AM:  It depends on the project at hand. Let me share insights from my two most recent ventures. The first involved denim and was a delightful experience initiated by Marie Claire. Julia Gall, an editor who has since moved on to freelance, was the driving force behind this sustainability initiative. She was a passionate advocate for sustainability and relevant narratives within Marie Claire, and I truly admired her dedication. Julia was one of those genuine editors who sincerely cared about fashion and the evolving industry. For this project, they sent a box of denim weighing ten pounds to about five or six designers, including me. The directive was simple: “Go wild, do whatever you like!”. In such situations, I prefer to let creativity flow organically and naturally, allowing myself to see where it leads.

Lately, I’ve been working on a personal project inspired by Issey Miyake—I made a suit for myself that felt super intentional and personal. While building out my wardrobe, I kept thinking about this vintage Issey Miyake pattern from the ’90s that I’d always wanted to find. I was drawn to the shape of the suit and started thinking about how I could recreate that silhouette and what color I wanted. I landed on a deep chocolate brown—it’s my current favorite. I found this gorgeous silk fabric and tracked down some perfect buttons to go with it. Then I started thinking about how I wanted to style the whole look, down to my hairstyle and earrings. I picked a hairstyle I loved and chose earrings that pulled everything together. On top of that, I made a red leather bag using a piece of repurposed leather I bought from someone in New York—it had a hole in it and was in the discount bin, but I saw the potential.
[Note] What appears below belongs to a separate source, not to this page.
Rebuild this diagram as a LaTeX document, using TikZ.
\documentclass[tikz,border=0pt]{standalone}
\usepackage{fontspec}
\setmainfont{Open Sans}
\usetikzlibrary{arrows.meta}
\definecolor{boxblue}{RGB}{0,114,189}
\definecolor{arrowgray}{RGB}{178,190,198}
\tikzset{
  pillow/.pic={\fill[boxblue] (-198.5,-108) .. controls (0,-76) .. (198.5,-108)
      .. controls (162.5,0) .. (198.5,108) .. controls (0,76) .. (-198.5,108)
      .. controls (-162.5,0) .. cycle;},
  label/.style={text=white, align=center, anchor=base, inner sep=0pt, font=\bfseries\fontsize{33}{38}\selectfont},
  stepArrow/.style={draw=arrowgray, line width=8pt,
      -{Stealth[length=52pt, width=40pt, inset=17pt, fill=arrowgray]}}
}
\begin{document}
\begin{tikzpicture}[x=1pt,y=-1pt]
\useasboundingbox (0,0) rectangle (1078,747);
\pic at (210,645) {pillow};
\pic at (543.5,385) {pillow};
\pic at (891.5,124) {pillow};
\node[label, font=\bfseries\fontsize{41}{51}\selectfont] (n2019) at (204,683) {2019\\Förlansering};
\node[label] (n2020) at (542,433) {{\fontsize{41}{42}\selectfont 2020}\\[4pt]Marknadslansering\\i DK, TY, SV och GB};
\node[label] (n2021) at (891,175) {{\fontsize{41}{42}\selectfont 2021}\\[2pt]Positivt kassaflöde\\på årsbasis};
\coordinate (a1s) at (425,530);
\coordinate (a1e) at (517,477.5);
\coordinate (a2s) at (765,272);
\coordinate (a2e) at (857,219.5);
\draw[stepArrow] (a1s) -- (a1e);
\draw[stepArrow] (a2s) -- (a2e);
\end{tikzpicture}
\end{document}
I poured a lot of thought into every part of this project. I feel like I have two creative sides, and each one feeds a different part of me. This project was so fun because it gave me the freedom to be creative, but it also reminded me that I can be super focused and detail-oriented when I want to be.

Photos by Renee Friedrich of HÉLÈNE Agency

KB: The final question: Do you have any goals or dream collaborations? Who would you love to work with?

AM: Right now? Let’s see. I’m thinking about who inspires me with their style, someone I’d love to see in my clothes, or collaborate with. I believe it’s Cassi Namoda, a talented painter whose mother is from Mozambique. Her style resonates with me, much like Ashley Drapes. I adore how she often showcases her natural hair; she always looks like a little princess! I would love to create something for her. Cassi has influenced my style and how I want to express myself through fashion. Lately, I’ve shifted my focus from celebrities like Rihanna, whom I still admire, to individuals who genuinely move me with their creativity, sense of style, and the messages they convey.

While I don't want to downplay Rihanna’s incredible impact—everyone was captivated by the news of her baby, right?—I feel that lesser-known individuals are doing remarkable things, who can be just as influential. Building personal relationships with people like Cassi and Ashley Drapes inspires me and motivates me to envision my unique style. One day, I hope to embody that vibe!

KB: That's awesome! You should put yourself out there. You never know what might happen. I've reached out to people thinking, “This probably won't go anywhere,” and then they respond, leaving me pleasantly surprised. It's a reminder that you never really know what could come from taking that chance!
Thank you so much for taking the time to interview with me. I truly appreciate it.